Here is a link to some very recent photos taken by a friend of ours. He called the set “Belly Poker,” because while he was here taking these photos, Violet kept poking his belly button.

http://jeremedia.com/photos/set/belly_poker!

Thanks again for your patience in these early years with Violet. She’s a wonderful child, and we appreciate the fact that you have to listen to some of her growing pains. You are all living proof that it really does take a village, one with plenty of ear-plugs.

Kristan

2 Responses to “Banshee Baby”

  1. ma Says:

    I often used to wonder if our neighbors thought we were abusing our children. I absolutely could not stop Cheri from crying sometimes, so I had to just walk her around screaming for an hour while I sang to her until she finally fell into an exhaused sleep.

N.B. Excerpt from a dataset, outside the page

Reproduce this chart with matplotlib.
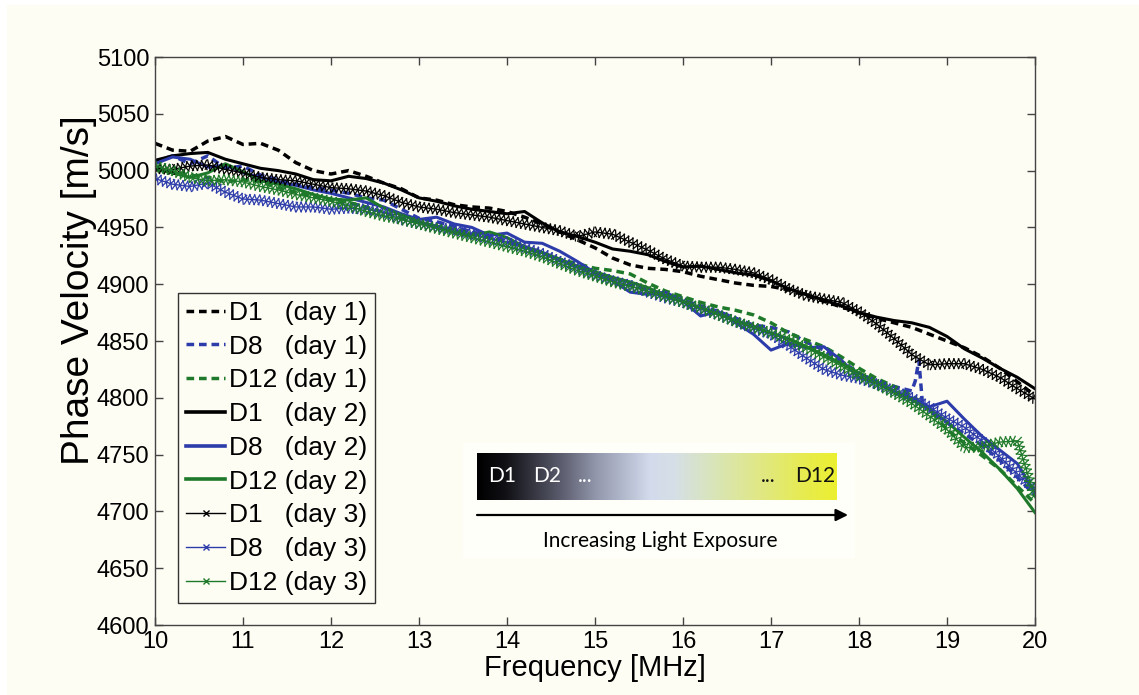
"""Phase velocity vs frequency for specimens D1 / D8 / D12 over three days."""

import numpy as np
import matplotlib
matplotlib.use("Agg")
import matplotlib.pyplot as plt
import matplotlib.patheffects as pe
from matplotlib.colors import LinearSegmentedColormap
from matplotlib.lines import Line2D
from matplotlib.patches import Rectangle

# Frequency grid [MHz] shared by every curve
FREQ = np.round(np.arange(10.0, 20.01, 0.2), 1)

# Phase velocity [m/s], one value per FREQ point
D1_DAY1 = [5024, 5018, 5017, 5026, 5030, 5023, 5024, 5018, 5007, 5000,
           4997, 5000, 4995, 4989, 4984, 4976, 4974, 4970, 4968, 4967,
           4964, 4959, 4953, 4946, 4939, 4932, 4923, 4917, 4914, 4913,
           4911, 4907, 4904, 4901, 4899, 4898, 4895, 4890, 4885, 4880,
           4875, 4870, 4866, 4862, 4856, 4850, 4844, 4836, 4826, 4814, 4802]
D8_DAY1 = [5008, 5013, 5006, 5013, 5002, 5004, 4996, 4992, 4988, 4985,
           4983, 4980, 4976, 4974, 4966, 4958, 4955, 4951, 4946, 4943,
           4938, 4933, 4928, 4921, 4915, 4910, 4906, 4900, 4895, 4890,
           4886, 4881, 4876, 4870, 4864, 4862, 4858, 4849, 4842, 4832,
           4822, 4812, 4810, 4806, 4790, 4778, 4768, 4758, 4745, 4730, 4714]
D12_DAY1 = [5003, 4999, 4996, 4994, 4990, 4992, 4990, 4985, 4981, 4977,
            4974, 4972, 4968, 4963, 4958, 4954, 4951, 4948, 4945, 4941,
            4937, 4932, 4927, 4922, 4918, 4914, 4912, 4909, 4901, 4894,
            4889, 4884, 4880, 4877, 4873, 4866, 4857, 4851, 4845, 4836,
            4826, 4817, 4810, 4802, 4790, 4772, 4760, 4749, 4737, 4722, 4707]
D1_DAY2 = [5009, 5013, 5015, 5016, 5010, 5006, 5002, 5000, 4997, 4992,
           4991, 4995, 4993, 4989, 4983, 4976, 4973, 4969, 4966, 4964,
           4962, 4964, 4954, 4946, 4942, 4937, 4931, 4929, 4926, 4920,
           4915, 4916, 4913, 4910, 4908, 4903, 4896, 4891, 4886, 4881,
           4875, 4871, 4868, 4866, 4862, 4854, 4843, 4835, 4826, 4818, 4808]
D8_DAY2 = [5006, 5012, 5010, 5003, 5005, 4998, 4994, 4990, 4987, 4983,
           4980, 4976, 4972, 4968, 4962, 4957, 4959, 4953, 4950, 4943,
           4945, 4937, 4936, 4929, 4920, 4910, 4903, 4893, 4891, 4893,
           4885, 4872, 4876, 4866, 4856, 4842, 4848, 4844, 4845, 4833,
           4818, 4814, 4806, 4800, 4792, 4797, 4781, 4766, 4754, 4742, 4716]
D12_DAY2 = [5001, 4998, 4994, 4998, 5006, 4999, 4991, 4988, 4984, 4979,
            4975, 4974, 4976, 4967, 4961, 4955, 4951, 4946, 4943, 4946,
            4941, 4933, 4928, 4922, 4916, 4911, 4906, 4902, 4897, 4890,
            4885, 4879, 4874, 4868, 4863, 4857, 4852, 4845, 4838, 4830,
            4822, 4814, 4806, 4798, 4790, 4779, 4765, 4752, 4737, 4720, 4699]
D1_DAY3 = [5002, 5001, 5004, 5005, 5001, 4998, 4994, 4992, 4991, 4988,
           4985, 4984, 4982, 4978, 4972, 4968, 4966, 4963, 4961, 4959,
           4956, 4953, 4950, 4947, 4942, 4946, 4944, 4937, 4930, 4922,
           4916, 4915, 4915, 4913, 4910, 4904, 4896, 4890, 4887, 4884,
           4876, 4865, 4852, 4838, 4829, 4830, 4830, 4825, 4818, 4808, 4799]
D8_DAY3 = [4993, 4988, 4986, 4989, 4981, 4975, 4974, 4971, 4968, 4968,
           4966, 4967, 4966, 4963, 4957, 4953, 4950, 4948, 4944, 4940,
           4937, 4932, 4927, 4920, 4914, 4908, 4903, 4899, 4893, 4888,
           4884, 4878, 4873, 4867, 4861, 4856, 4846, 4835, 4825, 4820,
           4817, 4812, 4806, 4800, 4792, 4782, 4774, 4762, 4748, 4733, 4719]
D12_DAY3 = [5004, 5000, 4994, 4991, 4992, 4990, 4986, 4983, 4979, 4976,
            4973, 4969, 4964, 4960, 4957, 4953, 4949, 4945, 4941, 4937,
            4933, 4929, 4924, 4918, 4912, 4907, 4902, 4898, 4894, 4889,
            4884, 4879, 4873, 4867, 4862, 4857, 4851, 4844, 4836, 4828,
            4819, 4812, 4804, 4795, 4784, 4772, 4756, 4757, 4761, 4762, 4712]

# Narrow spike in the D8 day-1 curve near 18.7 MHz (extra samples)
D8_DAY1_SPIKE_F = [18.64, 18.68, 18.72]
D8_DAY1_SPIKE_V = [4815, 4833, 4796]

SPECIMENS = ["D1", "D8", "D12"]
DAYS = [1, 2, 3]

X_TICKS = list(range(10, 21))
Y_TICKS = list(range(4600, 5101, 50))

COLORS = {"D1": "#000000", "D8": "#2d3cab", "D12": "#1e7a2a"}
CREAM = "#fefdf3"
W, H = 1139, 695


def x_effects():
    """Cross-hatched stroke imitating dense 'x' markers along the curve."""
    fx = [pe.Normal()]
    for ang in (62, -118, 118, -62):
        fx.append(pe.TickedStroke(spacing=3.4, angle=ang, length=1.15, linewidth=0.9))
    return fx


def series_data(spec, day):
    vals = {
        ("D1", 1): D1_DAY1, ("D8", 1): D8_DAY1, ("D12", 1): D12_DAY1,
        ("D1", 2): D1_DAY2, ("D8", 2): D8_DAY2, ("D12", 2): D12_DAY2,
        ("D1", 3): D1_DAY3, ("D8", 3): D8_DAY3, ("D12", 3): D12_DAY3,
    }[(spec, day)]
    f = np.asarray(FREQ, dtype=float)
    v = np.asarray(vals, dtype=float)
    if (spec, day) == ("D8", 1):
        f = np.concatenate([f, D8_DAY1_SPIKE_F])
        v = np.concatenate([v, D8_DAY1_SPIKE_V])
        order = np.argsort(f)
        f, v = f[order], v[order]
    return f, v


def main():
    plt.rcParams["font.family"] = ["Liberation Sans", "DejaVu Sans"]

    fig = plt.figure(figsize=(W / 100, H / 100), dpi=100, facecolor="white")
    fig.patches.append(Rectangle((7, 0), W - 7, H - 5, transform=None,
                                 facecolor=CREAM, edgecolor="none", zorder=-10))

    ax = fig.add_axes([155 / W, 1 - 625 / H, 880 / W, 568 / H])
    ax.set_facecolor(CREAM)

    handles = []
    for day in DAYS:
        for spec in SPECIMENS:
            f, v = series_data(spec, day)
            col = COLORS[spec]
            label = f"{spec}{' ' * (2 * (3 - len(spec)) + 1)}(day {day})"
            if day == 1:
                ax.plot(f, v, color=col, lw=2.5, dashes=(2.2, 1.4))
                handles.append(Line2D([], [], color=col, lw=2.5, dashes=(2.2, 1.4), label=label))
            elif day == 2:
                ax.plot(f, v, color=col, lw=2.2)
                handles.append(Line2D([], [], color=col, lw=2.6, label=label))
            else:
                ax.plot(f, v, color=col, lw=1.0, path_effects=x_effects())
                handles.append(Line2D([], [], color=col, lw=1.0, marker="x",
                                      markersize=5, label=label))

    ax.set_xlim(10, 20)
    ax.set_ylim(4600, 5100)
    ax.set_xticks(X_TICKS)
    ax.set_yticks(Y_TICKS)
    ax.tick_params(direction="in", top=True, right=True, length=6, width=1,
                   color="#444444", labelsize=17, pad=4)
    for s in ax.spines.values():
        s.set_color("#444444")
        s.set_linewidth(1)
    ax.set_xlabel("Frequency [MHz]", fontsize=21, labelpad=1)
    ax.set_ylabel("Phase Velocity [m/s]", fontsize=28)
    ax.yaxis.set_label_coords(-0.066, 0.59)

    leg = ax.legend(handles=handles, loc="lower left", bbox_to_anchor=(0.026, 0.039),
                    borderaxespad=0, fontsize=19, handlelength=1.5, handletextpad=0.12,
                    labelspacing=0.37, borderpad=0.3, fancybox=False, framealpha=1,
                    facecolor=CREAM, edgecolor="#333333")
    leg.get_frame().set_linewidth(1)

    # Inset: light-exposure colour scale on a faint white card
    fig.patches.append(Rectangle((463, H - 558), 392, 115, transform=None,
                                 facecolor="#fffffa", edgecolor="none", zorder=1))
    cmap = LinearSegmentedColormap.from_list("exposure", [
        (0.0, "#000000"), (0.08, "#111116"), (0.23, "#5a5b6c"), (0.33, "#9297ab"),
        (0.48, "#d3daec"), (0.55, "#d6dfe6"), (0.66, "#d9e5b8"), (0.8, "#e1e87f"),
        (0.93, "#e8ec48"), (1.0, "#ecf030")])
    cax = fig.add_axes([477 / W, 1 - 500 / H, 360 / W, 47 / H], zorder=3)
    cax.imshow(np.linspace(0, 1, 256)[None, :], aspect="auto", cmap=cmap,
               extent=(0, 1, 0, 1))
    cax.set_axis_off()
    for x, txt, col in [(0.07, "D1", "white"), (0.195, "D2", "white"),
                        (0.3, "...", "white"), (0.81, "...", "#111111"),
                        (0.94, "D12", "#111111")]:
        cax.text(x, 0.5, txt, color=col, fontsize=15, family=["Lato", "DejaVu Sans"],
                 ha="center", va="center")
    cax.annotate("", xy=(848, H - 515), xytext=(477, H - 515),
                 xycoords="figure pixels", textcoords="figure pixels",
                 arrowprops=dict(arrowstyle="-|>", color="black", lw=1.6,
                                 mutation_scale=18, shrinkA=0, shrinkB=0),
                 annotation_clip=False)
    fig.text(660 / W, 1 - 541 / H, "Increasing Light Exposure", fontsize=15,
             family=["Lato", "DejaVu Sans"], ha="center", va="center", zorder=4)

    fig.savefig("out.png", dpi=100, facecolor="white")
    plt.close(fig)


if __name__ == "__main__":
    main()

    And when I had to wash hair? There was no Child Abuse Hotline to call in those days, or you girls probably would have been living in a foster home and I would have been in jail! (Thanks goodness for shampoo bonnets!) It will improve when she learns how to talk, so work like crazy on that.

    Just promise your neighbors that you won’t sign her up for violin or clarinet lessons.

  2. dad Says:

    What about the Drummer Stevel wants for his Band?

    Anyway she is communicating in her own little way. She is a very DETERMINED little girl. Who does she remind me of..um let me think. Oh yeah, Kristan Marie Lavietes. You reap what you sow. And you always get the little person you deserve. Just ask your sister about Dani.

    So be prepared for some discussions in the immediate and long term future. She will be just as DETERMINED as her Mother has always been.